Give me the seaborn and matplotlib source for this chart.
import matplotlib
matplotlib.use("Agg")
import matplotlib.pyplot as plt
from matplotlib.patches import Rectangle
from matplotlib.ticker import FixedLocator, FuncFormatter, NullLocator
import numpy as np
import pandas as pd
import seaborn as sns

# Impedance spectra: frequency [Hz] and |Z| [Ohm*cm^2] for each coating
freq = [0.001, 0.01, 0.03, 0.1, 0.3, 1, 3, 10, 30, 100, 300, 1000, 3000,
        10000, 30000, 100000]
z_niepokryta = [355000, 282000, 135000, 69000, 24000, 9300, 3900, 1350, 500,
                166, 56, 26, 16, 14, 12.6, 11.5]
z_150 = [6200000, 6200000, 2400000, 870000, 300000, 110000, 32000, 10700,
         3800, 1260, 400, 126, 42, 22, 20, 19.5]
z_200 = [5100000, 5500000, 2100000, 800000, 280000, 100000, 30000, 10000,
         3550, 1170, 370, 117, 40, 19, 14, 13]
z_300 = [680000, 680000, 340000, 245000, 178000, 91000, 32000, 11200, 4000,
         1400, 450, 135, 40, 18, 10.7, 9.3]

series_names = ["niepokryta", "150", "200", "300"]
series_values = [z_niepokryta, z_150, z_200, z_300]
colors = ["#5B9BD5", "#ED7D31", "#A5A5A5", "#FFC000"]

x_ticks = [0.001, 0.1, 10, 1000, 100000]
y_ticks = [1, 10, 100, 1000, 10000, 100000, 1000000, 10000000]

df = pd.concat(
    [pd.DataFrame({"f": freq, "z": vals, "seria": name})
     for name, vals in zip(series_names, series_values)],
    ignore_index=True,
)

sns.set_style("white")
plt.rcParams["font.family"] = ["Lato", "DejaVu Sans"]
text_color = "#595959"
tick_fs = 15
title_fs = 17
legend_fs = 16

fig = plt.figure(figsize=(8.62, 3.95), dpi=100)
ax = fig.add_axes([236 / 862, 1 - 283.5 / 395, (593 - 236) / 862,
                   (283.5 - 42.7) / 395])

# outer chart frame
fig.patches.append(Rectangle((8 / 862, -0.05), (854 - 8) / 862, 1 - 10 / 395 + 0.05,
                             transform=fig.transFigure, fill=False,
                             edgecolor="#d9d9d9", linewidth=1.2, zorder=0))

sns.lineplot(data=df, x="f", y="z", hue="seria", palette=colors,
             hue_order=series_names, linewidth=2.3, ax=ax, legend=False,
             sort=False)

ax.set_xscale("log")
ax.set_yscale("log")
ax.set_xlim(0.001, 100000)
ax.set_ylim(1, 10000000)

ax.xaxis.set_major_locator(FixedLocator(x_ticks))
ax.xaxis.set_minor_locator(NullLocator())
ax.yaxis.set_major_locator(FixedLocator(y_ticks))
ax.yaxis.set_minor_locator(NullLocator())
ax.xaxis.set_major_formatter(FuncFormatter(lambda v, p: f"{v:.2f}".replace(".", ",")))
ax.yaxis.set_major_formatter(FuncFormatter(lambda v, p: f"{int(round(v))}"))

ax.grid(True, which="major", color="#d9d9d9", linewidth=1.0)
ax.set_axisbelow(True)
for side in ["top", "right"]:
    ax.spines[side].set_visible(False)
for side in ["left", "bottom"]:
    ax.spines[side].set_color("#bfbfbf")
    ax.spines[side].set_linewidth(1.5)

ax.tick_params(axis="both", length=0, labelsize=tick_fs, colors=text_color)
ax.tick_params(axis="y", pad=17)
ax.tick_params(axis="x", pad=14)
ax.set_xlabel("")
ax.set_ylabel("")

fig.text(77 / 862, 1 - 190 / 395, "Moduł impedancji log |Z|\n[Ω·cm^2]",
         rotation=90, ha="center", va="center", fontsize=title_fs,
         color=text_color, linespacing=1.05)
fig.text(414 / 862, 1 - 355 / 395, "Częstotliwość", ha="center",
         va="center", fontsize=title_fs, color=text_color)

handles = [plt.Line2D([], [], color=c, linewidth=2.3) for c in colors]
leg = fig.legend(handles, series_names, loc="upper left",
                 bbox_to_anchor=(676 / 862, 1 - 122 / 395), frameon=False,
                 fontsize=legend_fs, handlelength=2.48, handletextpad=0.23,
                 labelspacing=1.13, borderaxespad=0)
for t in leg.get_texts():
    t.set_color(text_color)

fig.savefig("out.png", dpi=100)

...

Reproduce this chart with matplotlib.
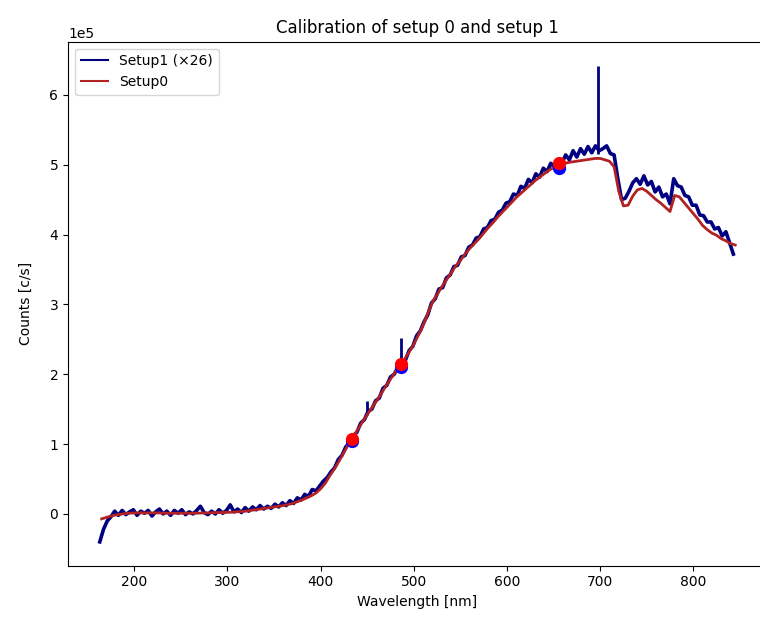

...

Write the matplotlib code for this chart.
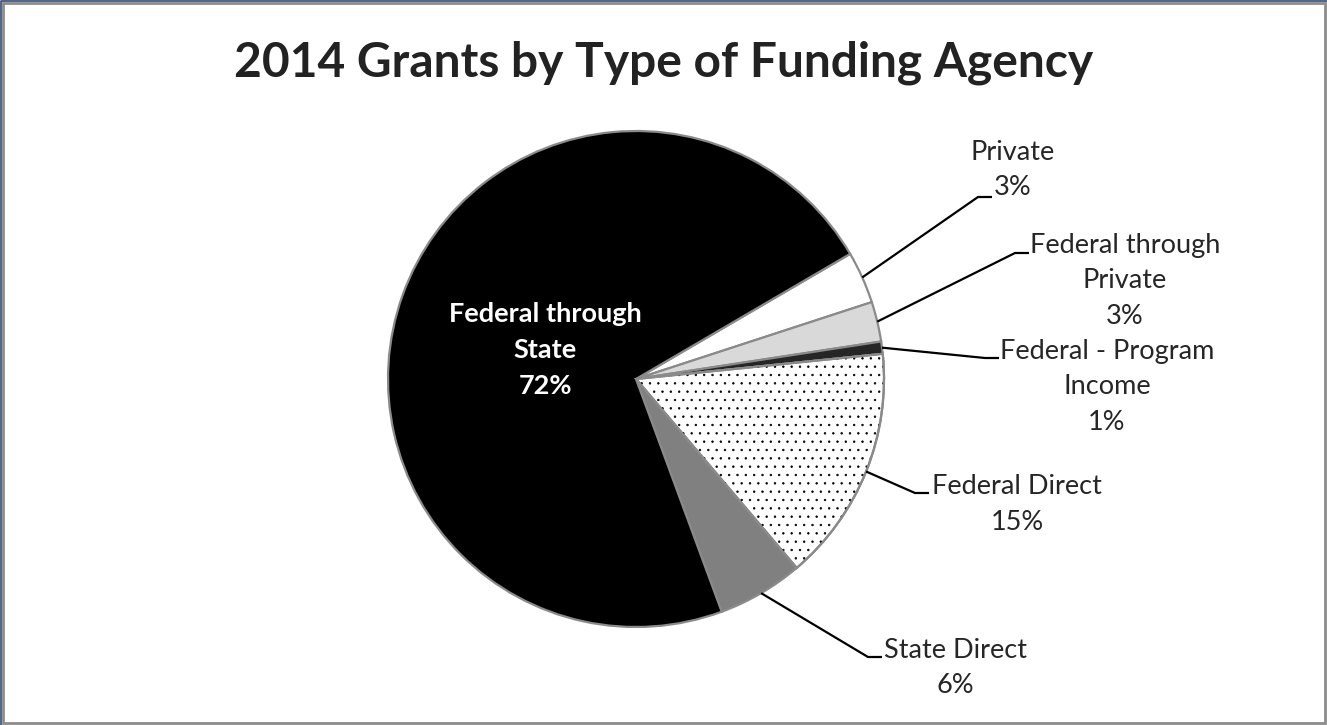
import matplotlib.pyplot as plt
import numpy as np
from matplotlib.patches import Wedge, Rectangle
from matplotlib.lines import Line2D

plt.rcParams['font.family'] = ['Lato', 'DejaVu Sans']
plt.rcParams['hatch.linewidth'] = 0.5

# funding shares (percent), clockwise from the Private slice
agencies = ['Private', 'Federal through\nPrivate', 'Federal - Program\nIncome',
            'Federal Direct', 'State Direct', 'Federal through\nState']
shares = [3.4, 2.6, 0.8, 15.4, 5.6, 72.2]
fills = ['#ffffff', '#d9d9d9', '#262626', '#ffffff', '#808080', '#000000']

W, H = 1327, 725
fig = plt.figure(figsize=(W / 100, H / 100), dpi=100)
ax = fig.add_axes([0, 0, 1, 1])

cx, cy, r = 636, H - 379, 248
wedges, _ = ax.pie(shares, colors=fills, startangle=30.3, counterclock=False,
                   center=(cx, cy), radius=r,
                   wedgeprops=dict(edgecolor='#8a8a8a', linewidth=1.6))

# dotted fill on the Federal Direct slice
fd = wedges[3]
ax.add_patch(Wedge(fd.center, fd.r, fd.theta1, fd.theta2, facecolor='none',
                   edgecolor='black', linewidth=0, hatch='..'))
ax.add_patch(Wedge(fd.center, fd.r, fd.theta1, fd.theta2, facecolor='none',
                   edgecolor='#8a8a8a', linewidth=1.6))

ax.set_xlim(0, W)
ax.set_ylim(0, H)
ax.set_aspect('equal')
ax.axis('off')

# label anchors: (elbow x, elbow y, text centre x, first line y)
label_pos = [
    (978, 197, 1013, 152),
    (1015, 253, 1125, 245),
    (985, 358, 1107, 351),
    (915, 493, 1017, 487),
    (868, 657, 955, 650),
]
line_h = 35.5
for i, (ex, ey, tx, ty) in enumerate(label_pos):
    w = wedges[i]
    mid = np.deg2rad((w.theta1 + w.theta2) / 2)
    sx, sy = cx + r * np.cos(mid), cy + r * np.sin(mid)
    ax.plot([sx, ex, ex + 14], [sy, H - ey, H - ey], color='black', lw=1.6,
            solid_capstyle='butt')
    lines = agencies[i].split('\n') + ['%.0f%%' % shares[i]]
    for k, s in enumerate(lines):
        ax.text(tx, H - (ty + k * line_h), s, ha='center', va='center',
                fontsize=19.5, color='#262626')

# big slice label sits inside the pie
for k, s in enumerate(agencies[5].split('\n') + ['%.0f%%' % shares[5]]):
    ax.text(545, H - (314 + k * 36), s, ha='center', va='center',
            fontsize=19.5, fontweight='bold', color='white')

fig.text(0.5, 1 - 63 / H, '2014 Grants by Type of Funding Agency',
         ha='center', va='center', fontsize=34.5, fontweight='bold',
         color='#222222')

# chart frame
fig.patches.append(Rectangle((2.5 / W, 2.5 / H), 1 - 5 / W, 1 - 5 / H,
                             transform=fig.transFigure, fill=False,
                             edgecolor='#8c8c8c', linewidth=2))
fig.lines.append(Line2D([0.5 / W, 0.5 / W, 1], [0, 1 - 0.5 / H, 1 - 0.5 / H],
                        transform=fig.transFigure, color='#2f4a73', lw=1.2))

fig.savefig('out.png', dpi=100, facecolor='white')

● Directions for this task:
Among the records above, extract exactly the lines from the line with "Give me the" to the line with "import seaborn as sns", both lines included, and leave out the rest.

● Exercise answer:
Give me the seaborn and matplotlib source for this chart.
import matplotlib
matplotlib.use("Agg")
import matplotlib.pyplot as plt
from matplotlib.patches import Rectangle
from matplotlib.ticker import FixedLocator, FuncFormatter, NullLocator
import numpy as np
import pandas as pd
import seaborn as sns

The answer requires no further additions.